One of the ways modern computers are made more powerful is by giving them more than one CPU. Some applications are multi-threaded, which allows them to run somewhat faster by using more than one CPU in parallel. RiverWare is not multi-threaded, however, you might still benefit from having multiple CPUs because the operating systems typically run more than one program, even if you have nothing but RiverWare running. Having another CPU can reduce the amount of time that RiverWare has to give up the CPU and its cached data for use by another process. If you tend to use your machine for things other than running RiverWare (that is to say, you do not have a dedicated machine for RiverWare), then you most certainly can benefit from additional CPUs.
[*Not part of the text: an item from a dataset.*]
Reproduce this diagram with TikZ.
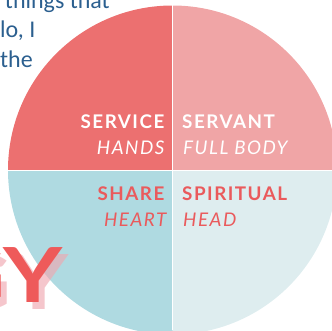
\documentclass[tikz,border=0pt]{standalone}
\usepackage{fontspec}
\setmainfont{Lato}
\newfontfamily\labfont[LetterSpace=8]{Lato}
\newfontfamily\bodyfont{Carlito}
\definecolor{qtl}{HTML}{EC7070}
\definecolor{qtr}{HTML}{F0A5A6}
\definecolor{qbl}{HTML}{AFDAE1}
\definecolor{qbr}{HTML}{DEEDEF}
\definecolor{lred}{HTML}{EA5A5C}
\definecolor{tblue}{HTML}{2B5F8F}
\definecolor{gyred}{HTML}{EE5A5A}
\definecolor{gyshadow}{HTML}{EFA8B0}
\begin{document}
\begin{tikzpicture}[x=1pt,y=1pt,
  lab/.style={inner sep=0pt, font=\labfont\fontsize{18.8}{20}\selectfont},
  labb/.style={lab, font=\labfont\bfseries\fontsize{18.8}{20}\selectfont},
  labi/.style={lab, font=\labfont\itshape\fontsize{18.8}{20}\selectfont},
  body/.style={inner sep=0pt, text=tblue, font=\bodyfont\fontsize{24}{26}\selectfont},
  big/.style={inner sep=0pt, xscale=1.2, font=\bfseries\fontsize{76}{80}\selectfont}]
\useasboundingbox (0,0) rectangle (332,330);
\clip (0,0) rectangle (332,330);
\coordinate (C) at (172.5,160);
\def\R{164.5}
\fill[qtl] (C) -- ++(-\R,0) arc (180:90:\R) -- cycle;
\fill[qtr] (C) -- ++(0,\R) arc (90:0:\R) -- cycle;
\fill[qbr] (C) -- ++(\R,0) arc (0:-90:\R) -- cycle;
\fill[qbl] (C) -- ++(0,-\R) arc (-90:-180:\R) -- cycle;
\coordinate (T) at (172.5,330);
\coordinate (B) at (172.5,0);
\coordinate (L) at (0,160);
\coordinate (Rt) at (332,160);
\draw[white, line width=0.9pt] (T) -- (B);
\draw[white, line width=0.9pt] (L) -- (Rt);
% text blocks
\node[body, anchor=base east] (t1) at (110,321) {things that};
\node[body, anchor=base west] (t2) at (0,292) {lo, I};
\node[body, anchor=base west] (t3) at (0,262) {the};
% GY
\node[big, text=gyshadow, opacity=0.65, anchor=base east] (gys) at (69,21) {GY};
\node[big, text=gyred, anchor=base east] (gy) at (63,28) {GY};
% labels
\node[labb, text=white, anchor=base east] (service) at (164.5,201) {SERVICE};
\node[labi, text=white, anchor=base east] (hands) at (164.5,176) {HANDS};
\node[labb, text=white, anchor=base west] (servant) at (182,201) {SERVANT};
\node[labi, text=white, anchor=base west] (fullbody) at (183,176) {FULL BODY};
\node[labb, text=lred, anchor=base east] (share) at (164.5,130) {SHARE};
\node[labi, text=lred, anchor=base east] (heart) at (166.5,104) {HEART};
\node[labb, text=lred, anchor=base west] (spiritual) at (182,130) {SPIRITUAL};
\node[labi, text=lred, anchor=base west] (head) at (183,104) {HEAD};
\end{tikzpicture}
\end{document}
Note: In so-called “multi-core” machines, two or more CPUs might share some cache, but be unable to share all of the cache. For example, a four-core machine might in fact be two two-core machines, where two CPUs share half the L2 cache and the other two CPUs share the other half of the L2 cache. This kind of architecture might be labeled as having, say 8 MB of L2 cache, when in fact it has two 4 MB L2 caches (2 x 4 MB). In this example, the most L2 cache that RiverWare could use is 4 MB. This also means that a process scheduled on the CPU that shares cache with the RiverWare CPU can have a negative impact on RiverWare performance, whereas the processes scheduled on the other CPUs have no effect on RiverWare available cache. The upshot: a two CPU machine with caches dedicated to each CPU might perform better than a two CPU machine with shared cache, all else being equal.